WHAT THE EXERCISE ASKS:
Write the lines out again, from the top of the material to the line containing "ax = fig.add_axes([0.1, 0.133, 0.8, 0.7])", pictures excluded.

########

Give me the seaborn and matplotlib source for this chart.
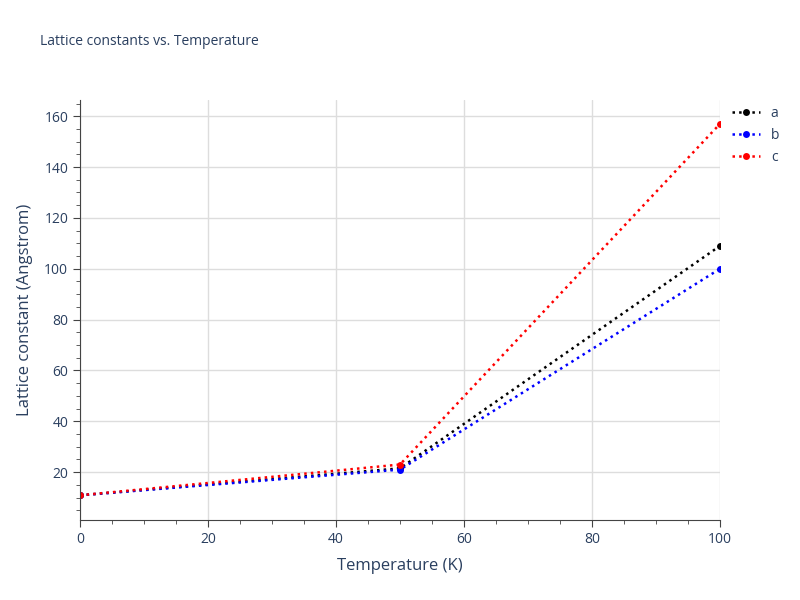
import matplotlib
matplotlib.use('Agg')
import matplotlib.pyplot as plt
import seaborn as sns
import pandas as pd

temps = [0, 50, 100]
lat_a = [10.9, 21.5, 109.0]
lat_b = [10.9, 21.0, 100.0]
lat_c = [10.9, 23.0, 157.0]

df = pd.DataFrame({'T': temps * 3,
                   'v': lat_a + lat_b + lat_c,
                   'name': ['a'] * 3 + ['b'] * 3 + ['c'] * 3})

sns.set_style('white')
plt.rcParams['font.family'] = ['Open Sans', 'DejaVu Sans']
fig = plt.figure(figsize=(8, 6), dpi=100)
ax = fig.add_axes([0.1, 0.133, 0.8, 0.7])

colors = {'a': 'black', 'b': 'blue', 'c': 'red'}
for name, g in df.groupby('name'):
    sns.lineplot(data=g, x='T', y='v', ax=ax, color=colors[name], linestyle=':',
                 linewidth=1.8, marker='o', markersize=5, markeredgewidth=0, label=name)

ax.set_xlim(0, 100)
ax.set_ylim(1.1, 166.3)
ax.set_xticks([0, 20, 40, 60, 80, 100])
ax.set_yticks([20, 40, 60, 80, 100, 120, 140, 160])
ax.set_xticks(range(0, 101, 5), minor=True)
ax.set_yticks(range(5, 166, 5), minor=True)
ax.grid(True, which='major', color='#dddddd', linewidth=1)
for s in ['top', 'right']:
    ax.spines[s].set_visible(False)
ax.spines['left'].set_color('#444444')
ax.spines['bottom'].set_color('#444444')
ax.tick_params(which='major', direction='out', length=5, color='#444444', labelcolor='#2a3f5f', labelsize=10, left=True, bottom=True)
ax.tick_params(which='minor', direction='out', length=3, color='#444444', left=True, bottom=True)
ax.set_xlabel('Temperature (K)', color='#2a3f5f', fontsize=12, labelpad=8)
ax.set_ylabel('Lattice constant (Angstrom)', color='#2a3f5f', fontsize=12, labelpad=8)
fig.text(0.05, 0.925, 'Lattice constants vs. Temperature', color='#2a3f5f', fontsize=10)
ax.legend(loc='upper left', bbox_to_anchor=(1.01, 1.0), frameon=False, fontsize=10,
          labelcolor='#2a3f5f', handlelength=2, borderaxespad=0)
fig.savefig('out.png', dpi=100)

########

TASK OUTPUT:
Give me the seaborn and matplotlib source for this chart.
import matplotlib
matplotlib.use('Agg')
import matplotlib.pyplot as plt
import seaborn as sns
import pandas as pd

temps = [0, 50, 100]
lat_a = [10.9, 21.5, 109.0]
lat_b = [10.9, 21.0, 100.0]
lat_c = [10.9, 23.0, 157.0]

df = pd.DataFrame({'T': temps * 3,
                   'v': lat_a + lat_b + lat_c,
                   'name': ['a'] * 3 + ['b'] * 3 + ['c'] * 3})

sns.set_style('white')
plt.rcParams['font.family'] = ['Open Sans', 'DejaVu Sans']
fig = plt.figure(figsize=(8, 6), dpi=100)
ax = fig.add_axes([0.1, 0.133, 0.8, 0.7])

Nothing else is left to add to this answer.